On top of those lack of laws, Elmore says the wording in current S.C. cruelty laws is open ended. He admits even the state's largest pet-friendly organizations don't know whether or not it's legal to shoot an animal in South Carolina.

"There are a lot of exemptions and loopholes in there now," says Elmore. "There's a lot of ambiguity like what is ill treatment? What is cruelly killing an animal?"

Elmore and Kelly say the battle to beef up laws is just beginning and they won't stop trying to change the rules until cruelty laws have a much bigger bite.

"We have a lot of work to do in South Carolina," says Kelly. "A lot of work to do."

The top five states with the strongest animal cruelty laws are California, Massachusetts, Illinois, Oregon and New Jersey, respectively.

Current animal cruelty laws in South Carolina are as follows:

§ 47-1-40. Ill-treatment of animals generally.

(A) Whoever knowingly or intentionally overloads, overdrives, overworks, ill-treats any animal, deprives any animal of necessary sustenance or shelter, inflicts unnecessary pain or suffering upon any animal, or by omission or commission knowingly or intentionally causes these things to be done, for every offense is guilty of a misdemeanor and, upon conviction, must be punished by imprisonment not exceeding sixty days or by a fine of not less than one hundred dollars nor more than five hundred dollars, or both, for a first offense; by imprisonment not exceeding ninety days or by a fine not exceeding eight hundred dollars, or both, for a second offense; or by imprisonment not exceeding two years or by a fine not exceeding two thousand dollars, or both, for a third or subsequent offense. Notwithstanding any other provision of law, a first offense under this subsection shall be tried in magistrate's or municipal court.

(B) Whoever tortures, torments, needlessly mutilates, cruelly kills, or inflicts excessive or repeated unnecessary pain or suffering upon any animal or by omission or commission causes the acts to be done for any of the offenses is guilty of a felony and, upon conviction, must be punished by imprisonment of not less than one hundred eighty days and not to exceed five years and by a fine of five thousand dollars.
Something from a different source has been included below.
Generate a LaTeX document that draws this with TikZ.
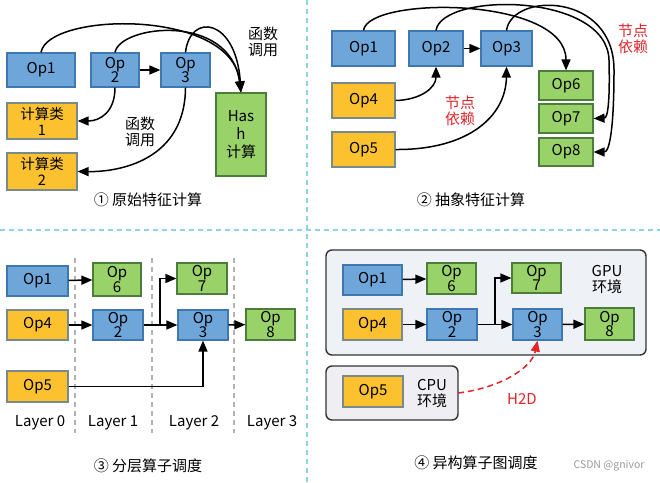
\documentclass[tikz,border=0pt]{standalone}
\usepackage{fontspec}
\setmainfont{Noto Sans CJK SC}
\usetikzlibrary{arrows.meta}
\definecolor{bluef}{HTML}{6EA6DA}
\definecolor{blued}{HTML}{3F78B0}
\definecolor{yelf}{HTML}{FCC12E}
\definecolor{yeld}{HTML}{7A8A8A}
\definecolor{grnf}{HTML}{9AD26A}
\definecolor{grnd}{HTML}{4C7D3A}
\definecolor{sepc}{HTML}{8FD2E0}
\definecolor{envf}{HTML}{EEF2F7}
\definecolor{envf2}{HTML}{EFEEF3}
\definecolor{redc}{HTML}{E0262B}
\begin{document}
\begin{tikzpicture}[x=1pt,y=-1pt,
  box/.style={draw, line width=1.2pt, inner sep=0pt, align=center, font=\fontsize{15}{14.5}\selectfont},
  bbox/.style={box, fill=bluef, draw=blued},
  ybox/.style={box, fill=yelf, draw=yeld},
  gbox/.style={box, fill=grnf, draw=grnd},
  arr/.style={line width=1.5pt, -{Triangle[length=11pt,width=9pt]}},
  lbl/.style={font=\fontsize{15}{16}\selectfont, align=center, inner sep=0pt},
  captxt/.style={font=\fontsize{15}{16}\selectfont, inner sep=0pt},
  env/.style={draw=black!80, line width=1.4pt, rounded corners=6pt}]
\useasboundingbox (0,0) rectangle (660,482);
\fill[white] (0,0) rectangle (660,482);
% separators
\draw[sepc, line width=1.6pt, dash pattern=on 5pt off 4pt] (0,230) -- (660,230);
\draw[sepc, line width=1.6pt, dash pattern=on 5pt off 4pt] (307,0) -- (307,482);

% ---------- panel 1 ----------
\node[bbox, minimum width=68pt, minimum height=34pt] (a1) at (41,70) {Op1};
\node[bbox, minimum width=48pt, minimum height=34pt] (a2) at (115,70) {Op\\2};
\node[bbox, minimum width=49pt, minimum height=34pt] (a3) at (185.5,70) {Op\\3};
\node[gbox, minimum width=50pt, minimum height=83pt, font=\fontsize{15}{18}\selectfont] (ah) at (241,134.5) {Has\\h\\计算};
\node[ybox, minimum width=70pt, minimum height=36pt, font=\fontsize{14.5}{16}\selectfont] (ac1) at (42,121) {计算类\\1};
\node[ybox, minimum width=70pt, minimum height=37pt, font=\fontsize{14.5}{16}\selectfont] (ac2) at (42,171.5) {计算类\\2};
\draw[arr] (a1.north) .. controls (48,12) and (232,8) .. (ah.north);
\draw[arr] (a2.north) .. controls (120,25) and (230,12) .. (ah.north);
\draw[arr] (a3.north) .. controls (190,12) and (236,18) .. (ah.north);
\draw[arr] (a2) -- (a3);
\draw[arr] (a2.south) .. controls (115,112) and (100,121) .. (ac1.east);
\draw[arr] (a3.south) .. controls (185,160) and (120,172) .. (ac2.east);
\node[lbl] (t1) at (263,42) {函数\\调用};
\node[lbl] (t2) at (140,132) {函数\\调用};
\node[captxt] (c1) at (148,200) {① 原始特征计算};

% ---------- panel 2 ----------
\node[bbox, minimum width=63pt, minimum height=35pt] (b1) at (363.5,48.5) {Op1};
\node[bbox, minimum width=54pt, minimum height=35pt] (b2) at (436,48.5) {Op2};
\node[bbox, minimum width=51pt, minimum height=35pt] (b3) at (506.5,48.5) {Op3};
\node[ybox, minimum width=63pt, minimum height=35pt] (b4) at (363.5,100.5) {Op4};
\node[ybox, minimum width=63pt, minimum height=35pt] (b5) at (363.5,149.5) {Op5};
\node[gbox, minimum width=54pt, minimum height=29pt] (b6) at (566,85.5) {Op6};
\node[gbox, minimum width=54pt, minimum height=29pt] (b7) at (566,118.5) {Op7};
\node[gbox, minimum width=54pt, minimum height=28pt] (b8) at (566,152) {Op8};
\draw[arr] (b1.north) .. controls (368,-4) and (566,-4) .. (b6.north);
\draw[arr] (b2.north) .. controls (442,-8) and (607,-8) .. (609,60) .. controls (610,100) and (608,118) .. (b7.east);
\draw[arr] (b3.north) .. controls (512,-8) and (614,-8) .. (614,70) .. controls (614,125) and (610,152) .. (b8.east);
\draw[arr] (b2) -- (b3);
\draw[arr] (b4.east) .. controls (420,100) and (436,88) .. (b2.south);
\draw[arr] (b5.east) .. controls (470,150) and (506,115) .. (b3.south);
\node[lbl, text=redc] (t3) at (633,39) {节点\\依赖};
\node[lbl, text=redc] (t4) at (460,111) {节点\\依赖};
\node[captxt] (c2) at (471,200) {② 抽象特征计算};

% ---------- panel 3 ----------
\draw[gray!60, line width=1.2pt, dash pattern=on 5pt off 4pt] (75,258) -- (75,433);
\draw[gray!60, line width=1.2pt, dash pattern=on 5pt off 4pt] (152,258) -- (152,433);
\draw[gray!60, line width=1.2pt, dash pattern=on 5pt off 4pt] (234,258) -- (234,433);
\node[bbox, minimum width=61pt, minimum height=30pt] (d1) at (37.5,281) {Op1};
\node[gbox, minimum width=48pt, minimum height=33pt] (d6) at (117,279.5) {Op\\6};
\node[ybox, minimum width=61pt, minimum height=30pt] (d4) at (37.5,325) {Op4};
\node[bbox, minimum width=50pt, minimum height=30pt] (d2) at (118,325) {Op\\2};
\node[gbox, minimum width=50pt, minimum height=31pt] (d7) at (202,278.5) {Op\\7};
\node[bbox, minimum width=50pt, minimum height=30pt] (d3) at (203,325) {Op\\3};
\node[gbox, minimum width=49pt, minimum height=31pt] (d8) at (270.5,324.5) {Op\\8};
\node[ybox, minimum width=61pt, minimum height=31pt] (d5) at (37.5,386.5) {Op5};
\coordinate (dk) at (160,325);
\coordinate (dm) at (203,386.5);
\draw[arr] (d1) -- (d6);
\draw[arr] (d4) -- (d2);
\draw[arr] (d2) -- (d3);
\draw[arr] (dk) |- (d7.west);
\draw[arr] (d3) -- (d8);
\draw[arr] (d5.east) -- (dm) -- (d3.south);
\node[lbl] (l0) at (40,423) {Layer 0};
\node[lbl] (l1) at (113,423) {Layer 1};
\node[lbl] (l2) at (194,423) {Layer 2};
\node[lbl] (l3) at (272,423) {Layer 3};
\node[captxt] (c3) at (148,466) {③ 分层算子调度};

% ---------- panel 4 ----------
\draw[env, fill=envf] (326,250) rectangle (646,355);
\draw[env, fill=envf2] (326,366) rectangle (458,420);
\coordinate (cpuE) at (458,393);
\node[bbox, minimum width=59pt, minimum height=30pt] (e1) at (372.5,280) {Op1};
\node[gbox, minimum width=49pt, minimum height=31pt] (e6) at (451.5,278.5) {Op\\6};
\node[gbox, minimum width=49pt, minimum height=30pt] (e7) at (536.5,278) {Op\\7};
\node[ybox, minimum width=59pt, minimum height=31pt] (e4) at (372.5,324.5) {Op4};
\node[bbox, minimum width=50pt, minimum height=31pt] (e2) at (452,324.5) {Op\\2};
\node[bbox, minimum width=49pt, minimum height=31pt] (e3) at (537.5,324.5) {Op\\3};
\node[gbox, minimum width=49pt, minimum height=32pt] (e8) at (609.5,324) {Op\\8};
\node[ybox, minimum width=60pt, minimum height=31pt] (e5) at (373,391.5) {Op5};
\node[lbl] (tg) at (607,280) {GPU\\环境};
\node[lbl] (tc) at (432,394) {CPU\\环境};
\coordinate (ek) at (495,324.5);
\draw[arr] (e1) -- (e6);
\draw[arr] (e4) -- (e2);
\draw[arr] (e2) -- (e3);
\draw[arr] (ek) |- (e7.west);
\draw[arr] (e3) -- (e8);
\draw[line width=1.5pt, redc, dash pattern=on 6pt off 4pt, -{Triangle[length=11pt,width=9pt]}] (cpuE) .. controls (500,388) and (532,368) .. (e3.south);
\node[lbl, text=redc] (th) at (522,399) {H2D};
\node[captxt] (c4) at (476,463) {④ 异构算子图调度};
\node[font=\fontsize{10.5}{12}\selectfont, text=gray!80, inner sep=0pt] (wm) at (609,466) {CSDN @gnivor};
\end{tikzpicture}
\end{document}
(C) This section does not apply to fowl, accepted animal husbandry practices of farm operations and the training of animals, the practice of veterinary medicine, agricultural practices, forestry and silvacultural practices, wildlife management practices, or activity authorized by Title 50, including an activity authorized by the South Carolina Department of Natural Resources or an exercise designed for training dogs for hunting, if repeated contact with a dog or dogs and another animal does not occur during this training exercise.